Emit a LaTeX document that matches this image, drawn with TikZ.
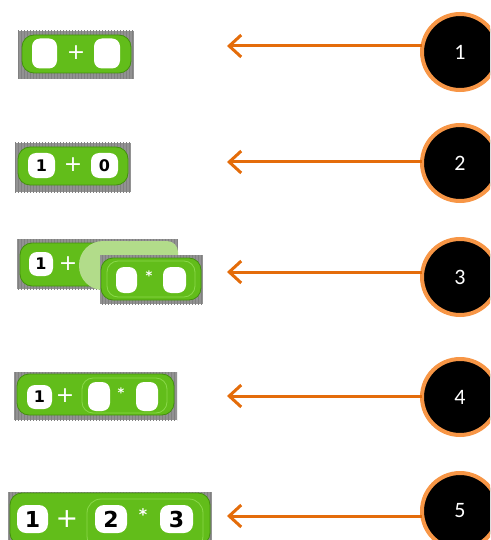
\documentclass[tikz,border=0pt]{standalone}
\usepackage{fontspec}
\setmainfont{Carlito}
\newfontfamily\digitfont{DejaVu Sans}
\newfontfamily\opfont{DejaVu Sans}
\usetikzlibrary{arrows.meta,patterns}

\definecolor{snapgreen}{HTML}{62BD1A}
\definecolor{snapdark}{HTML}{43900E}
\definecolor{snaplight}{HTML}{8AD84A}
\definecolor{ghostgreen}{HTML}{B2DC8A}
\definecolor{stagegray}{HTML}{929292}
\definecolor{stripegray}{HTML}{808080}
\definecolor{arroworange}{HTML}{E46C0A}
\definecolor{ringorange}{HTML}{F79646}

\tikzset{
  stage/.style={fill=stagegray},
  stripes/.style={pattern=vertical lines, pattern color=stripegray},
  reporter/.style={fill=snapgreen, draw=snapdark, line width=0.8pt, rounded corners=12pt},
  nested/.style={draw=snaplight, line width=0.8pt, rounded corners=11pt},
  ghost/.style={fill=ghostgreen},
  slot/.style={rectangle, fill=white, rounded corners=8pt, inner sep=0pt, outer sep=0pt,
    text=black, font=\digitfont\bfseries\fontsize{16}{16}\selectfont},
  bigslot/.style={slot, rounded corners=9pt, font=\digitfont\bfseries\fontsize{22}{22}\selectfont},
  op/.style={inner sep=0pt, text=white, font=\opfont\fontsize{22}{22}\selectfont},
  star/.style={inner sep=0pt, text=white, font=\opfont\bfseries\fontsize{13}{13}\selectfont},
  badge/.style={circle, fill=black, draw=ringorange, line width=4pt, minimum size=76pt,
    inner sep=0pt, outer sep=0pt, text=white, font=\fontsize{22}{22}\selectfont},
  pointer/.style={draw=arroworange, line width=3pt,
    -{Straight Barb[length=12pt,width=22pt]}},
}

\newcommand\stagebox[4]{%
  \fill[stage] (#1,#2) rectangle (#3,#4);
  \fill[stripes] (#1,#2) rectangle (#3,#4);}

\begin{document}
\begin{tikzpicture}[x=1pt,y=-1pt]
\useasboundingbox (0,0) rectangle (490,540);
\clip (0,0) rectangle (490,540);

% ---- step 1: empty sum block
\stagebox{18}{31}{134}{79}
\path[reporter] (22,35) rectangle (131,73);
\node[slot, minimum width=25pt, minimum height=30pt] (s1a) at (44.5,53.5) {};
\node[op] (p1) at (76,53) {+};
\node[slot, minimum width=26pt, minimum height=30pt] (s1b) at (107,53.5) {};

% ---- step 2: numbers typed in
\stagebox{15}{143}{131}{192}
\path[reporter] (18,147) rectangle (128,185);
\node[slot, minimum width=27pt, minimum height=25pt] (s2a) at (41.5,165.5) {1};
\node[op] (p2) at (73,165) {+};
\node[slot, minimum width=27pt, minimum height=25pt] (s2b) at (104.5,165.5) {0};

% ---- step 3: product block dragged onto the second slot
\stagebox{17}{239}{178}{289}
\path[reporter] (20,243) rectangle (112,286);
\node[slot, minimum width=24pt, minimum height=24pt] (s3a) at (41,264) {1};
\node[op] (p3) at (68,264) {+};
\fill[ghost, rounded corners=24pt] (79,241) rectangle (150,290);
\fill[ghost, rounded corners=11pt] (120,241) rectangle (178,290);
\stagebox{100}{255}{203}{304}
\path[reporter] (101,258) rectangle (201,300);
\path[nested] (107,261) rectangle (195,297);
\node[slot, minimum width=21pt, minimum height=26pt] (s3b) at (126.5,280) {};
\node[star] (m3) at (149,276) {*};
\node[slot, minimum width=23pt, minimum height=26pt] (s3c) at (174.5,280) {};

% ---- step 4: product block in place
\stagebox{14}{372}{177}{420}
\path[reporter] (17,374) rectangle (174,415);
\node[slot, minimum width=25pt, minimum height=24pt] (s4a) at (39.5,397) {1};
\node[op] (p4) at (65,396) {+};
\path[nested] (82,378) rectangle (167,413);
\node[slot, minimum width=22pt, minimum height=29pt] (s4b) at (99,396.5) {};
\node[star] (m4) at (121,393) {*};
\node[slot, minimum width=22pt, minimum height=29pt] (s4c) at (147,396.5) {};

% ---- step 5: finished expression
\stagebox{8}{492}{212}{541}
\path[reporter] (10,493) rectangle (210,545);
\node[bigslot, minimum width=31pt, minimum height=28pt] (s5a) at (32.5,519) {1};
\node[op, font=\opfont\fontsize{27}{27}\selectfont] (p5) at (67,519) {+};
\path[nested, rounded corners=14pt] (87,499) rectangle (203,550);
\node[bigslot, minimum width=32pt, minimum height=28pt] (s5b) at (111,519) {2};
\node[star, font=\opfont\bfseries\fontsize{16}{16}\selectfont] (m5) at (143,515) {*};
\node[bigslot, minimum width=33pt, minimum height=28pt] (s5c) at (176.5,519) {3};

% ---- numbered badges with pointers
\node[badge] (c1) at (460,52) {1};
\node[badge] (c2) at (460,163) {2};
\node[badge] (c3) at (460,277) {3};
\node[badge] (c4) at (460,397) {4};
\node[badge] (c5) at (460,511) {5};

\coordinate (t1) at (227,46);
\coordinate (t2) at (227,162);
\coordinate (t3) at (227,272);
\coordinate (t4) at (227,396);
\coordinate (t5) at (227,516);

\foreach \i in {1,...,5}
  \draw[pointer] (c\i.west |- t\i) -- (t\i);
\end{tikzpicture}
\end{document}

********

> **Problem description**:
Exclude every picture and copy the remaining data exactly.

> **Output of the task**:
Emit a LaTeX document that matches this image, drawn with TikZ.
\documentclass[tikz,border=0pt]{standalone}
\usepackage{fontspec}
\setmainfont{Carlito}
\newfontfamily\digitfont{DejaVu Sans}
\newfontfamily\opfont{DejaVu Sans}
\usetikzlibrary{arrows.meta,patterns}

\definecolor{snapgreen}{HTML}{62BD1A}
\definecolor{snapdark}{HTML}{43900E}
\definecolor{snaplight}{HTML}{8AD84A}
\definecolor{ghostgreen}{HTML}{B2DC8A}
\definecolor{stagegray}{HTML}{929292}
\definecolor{stripegray}{HTML}{808080}
\definecolor{arroworange}{HTML}{E46C0A}
\definecolor{ringorange}{HTML}{F79646}

\tikzset{
  stage/.style={fill=stagegray},
  stripes/.style={pattern=vertical lines, pattern color=stripegray},
  reporter/.style={fill=snapgreen, draw=snapdark, line width=0.8pt, rounded corners=12pt},
  nested/.style={draw=snaplight, line width=0.8pt, rounded corners=11pt},
  ghost/.style={fill=ghostgreen},
  slot/.style={rectangle, fill=white, rounded corners=8pt, inner sep=0pt, outer sep=0pt,
    text=black, font=\digitfont\bfseries\fontsize{16}{16}\selectfont},
  bigslot/.style={slot, rounded corners=9pt, font=\digitfont\bfseries\fontsize{22}{22}\selectfont},
  op/.style={inner sep=0pt, text=white, font=\opfont\fontsize{22}{22}\selectfont},
  star/.style={inner sep=0pt, text=white, font=\opfont\bfseries\fontsize{13}{13}\selectfont},
  badge/.style={circle, fill=black, draw=ringorange, line width=4pt, minimum size=76pt,
    inner sep=0pt, outer sep=0pt, text=white, font=\fontsize{22}{22}\selectfont},
  pointer/.style={draw=arroworange, line width=3pt,
    -{Straight Barb[length=12pt,width=22pt]}},
}

\newcommand\stagebox[4]{%
  \fill[stage] (#1,#2) rectangle (#3,#4);
  \fill[stripes] (#1,#2) rectangle (#3,#4);}

\begin{document}
\begin{tikzpicture}[x=1pt,y=-1pt]
\useasboundingbox (0,0) rectangle (490,540);
\clip (0,0) rectangle (490,540);

% ---- step 1: empty sum block
\stagebox{18}{31}{134}{79}
\path[reporter] (22,35) rectangle (131,73);
\node[slot, minimum width=25pt, minimum height=30pt] (s1a) at (44.5,53.5) {};
\node[op] (p1) at (76,53) {+};
\node[slot, minimum width=26pt, minimum height=30pt] (s1b) at (107,53.5) {};

% ---- step 2: numbers typed in
\stagebox{15}{143}{131}{192}
\path[reporter] (18,147) rectangle (128,185);
\node[slot, minimum width=27pt, minimum height=25pt] (s2a) at (41.5,165.5) {1};
\node[op] (p2) at (73,165) {+};
\node[slot, minimum width=27pt, minimum height=25pt] (s2b) at (104.5,165.5) {0};

% ---- step 3: product block dragged onto the second slot
\stagebox{17}{239}{178}{289}
\path[reporter] (20,243) rectangle (112,286);
\node[slot, minimum width=24pt, minimum height=24pt] (s3a) at (41,264) {1};
\node[op] (p3) at (68,264) {+};
\fill[ghost, rounded corners=24pt] (79,241) rectangle (150,290);
\fill[ghost, rounded corners=11pt] (120,241) rectangle (178,290);
\stagebox{100}{255}{203}{304}
\path[reporter] (101,258) rectangle (201,300);
\path[nested] (107,261) rectangle (195,297);
\node[slot, minimum width=21pt, minimum height=26pt] (s3b) at (126.5,280) {};
\node[star] (m3) at (149,276) {*};
\node[slot, minimum width=23pt, minimum height=26pt] (s3c) at (174.5,280) {};

% ---- step 4: product block in place
\stagebox{14}{372}{177}{420}
\path[reporter] (17,374) rectangle (174,415);
\node[slot, minimum width=25pt, minimum height=24pt] (s4a) at (39.5,397) {1};
\node[op] (p4) at (65,396) {+};
\path[nested] (82,378) rectangle (167,413);
\node[slot, minimum width=22pt, minimum height=29pt] (s4b) at (99,396.5) {};
\node[star] (m4) at (121,393) {*};
\node[slot, minimum width=22pt, minimum height=29pt] (s4c) at (147,396.5) {};

% ---- step 5: finished expression
\stagebox{8}{492}{212}{541}
\path[reporter] (10,493) rectangle (210,545);
\node[bigslot, minimum width=31pt, minimum height=28pt] (s5a) at (32.5,519) {1};
\node[op, font=\opfont\fontsize{27}{27}\selectfont] (p5) at (67,519) {+};
\path[nested, rounded corners=14pt] (87,499) rectangle (203,550);
\node[bigslot, minimum width=32pt, minimum height=28pt] (s5b) at (111,519) {2};
\node[star, font=\opfont\bfseries\fontsize{16}{16}\selectfont] (m5) at (143,515) {*};
\node[bigslot, minimum width=33pt, minimum height=28pt] (s5c) at (176.5,519) {3};

% ---- numbered badges with pointers
\node[badge] (c1) at (460,52) {1};
\node[badge] (c2) at (460,163) {2};
\node[badge] (c3) at (460,277) {3};
\node[badge] (c4) at (460,397) {4};
\node[badge] (c5) at (460,511) {5};

\coordinate (t1) at (227,46);
\coordinate (t2) at (227,162);
\coordinate (t3) at (227,272);
\coordinate (t4) at (227,396);
\coordinate (t5) at (227,516);

\foreach \i in {1,...,5}
  \draw[pointer] (c\i.west |- t\i) -- (t\i);
\end{tikzpicture}
\end{document}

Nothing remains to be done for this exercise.